Paragraph 1- If when the creditor comes to seize property from the purchaser the borrower had written that the creditor can collect from future properties the borrower would acquire, the creditor may also seize the value that the field appreciated, whether the appreciation occurred on its own, such as where trees sprouted in the field or the value went up, or the appreciation was due to an incurred expense. The only difference is that where the appreciation was on its own the lender may seize the entire amount. There are those that say that in all cases the creditor may only collect half the appreciation, and this seems to me to be the primary view. Nevertheless, if the creditor wrote explicitly to the purchaser that he would not collect from future properties, the purchaser would have no rights to the appreciation. If the properties appreciated due to an incurred expense, the creditor can seize half the difference between the expense and appreciation. There are those that say that the creditor does not have to pay at all for the expense because his debt corresponds to the principle with the appreciation. The purchaser would then go and collect the principle from the seller’s properties, including those that were sold or gifted to third parties after the date the seller sold his field to him. The purchaser cannot, however, collect the appreciation that the creditor seized other than from unencumbered properties. This is all in reference to appreciation that occurred while the seller was still alive. If, however, the properties appreciated after the seller had died, the creditor would have no claim to the appreciation and all of it would remain with the purchaser. The fruits that the purchaser consumed would not be seized from him. Fruits that are attached to the ground, however, may be seized by the creditor just as he seizes appreciation, even if they do not need the ground, such as grapes that are ready to be harvested. If the purchaser wants to remove the creditor he is able to do so, both from the field and appreciation, if the lender did not specifically designate the field for collection. If, however, the lender did specifically designate the field for collection by saying you can only collect from this field, the purchaser would not be able to remove him.

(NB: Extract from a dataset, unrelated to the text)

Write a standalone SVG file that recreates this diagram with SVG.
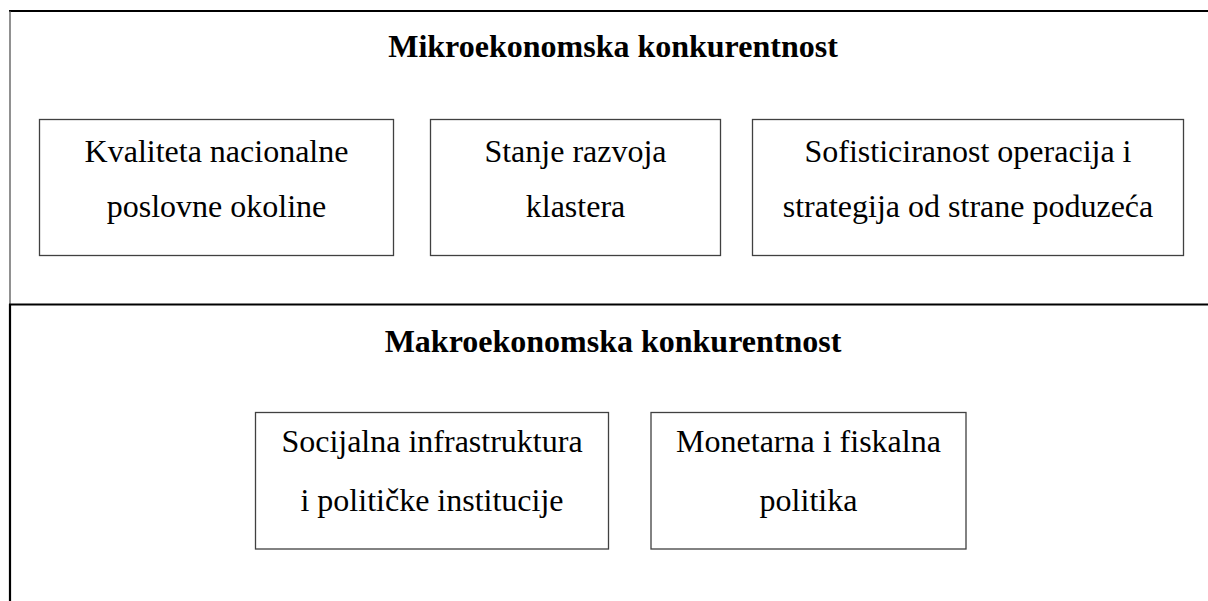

Paragraph 2- If a creditor seized the appropriate amount of principle and half-appreciation from the purchaser as payment for his debt, we analyze whether the remaining property has any use to the purchaser. For example, if a field is the size of 9 kavin or a garden is the size of a half kav, the creditor and purchaser would be partners in the property. If the amount remaining would not be enough to have the name of the field on the entire field in the event it were divided, the creditor must pay money to the purchaser if the purchaser prefers. There are those that say that the same would apply where the amount of the debt only corresponds to the principle but not the appreciation, in which case the entire appreciation would remain with the purchaser, and the same law would apply. This is only where the seller did not specifically designate the field for collection. If, however, the seller did designate the field for collection, the creditor would even collect the appreciation, but would just need to compensate the purchaser for his expenses. If the expenses were more than the appreciation, he would only be paid for the amount of appreciation.

Paragraph 3- The foregoing was only stated with respect to a purchaser. With respect to a gift recipient whose property appreciated due to an incurred expense, however, the creditor would not be able to collect anything from the appreciation. Rather, we evaluate how much the property was worth at the time of the gift and the creditor collects it. If the property appreciated on its own, the creditor can collect the entire property. There are those that say that the lender cannot seize the property even in a case where the appreciation was on its own, unless the borrower specifically designated this field for collection, which will be explained below as having the same status as orphan-property. If the donor guaranteed the gift, the creditor can collect from the property just as he could from a purchaser. If the buyer explicitly stated that he has no guarantee against the seller, it would have the same status as a gift recipient.

Paragraph 4- Similarly, if orphans caused their properties to appreciate, the creditor would not be able to collect anything. If, however, the properties appreciated on their own, the creditor can collect the entire appreciation. There are those that disagree and hold that the creditor cannot collect from orphans just as he can’t collect a gift, unless the borrower specifically designated the property for collection, in which case he can also collect the appreciation.

Paragraph 5- If a creditor comes to seize appreciation as a result of an expense from orphans and the orphans say we caused the appreciation and the creditor says your father may have caused the appreciation, the burden of proof is on the orphans. There are those that say that if the father did not specifically designate the property for payment, the creditor has the burden of proof.

Paragraph 6- If the orphans brought proof that they caused the appreciation, we would evaluate the appreciation and expenses and they would take the lesser of the two with a cash payment. When is this true? When the borrower designated this property for collection. There are those that say that this is only where the debt did not correspond to the principle and appreciation. If, however, the debt corresponded to both, the creditor would take the entire amount and not pay for any expenses. If, however, the borrower did not designate the property for collection and the orphans prefer, they may remove the creditor with money. If the orphans want, they can take their portion of the appreciation in the property.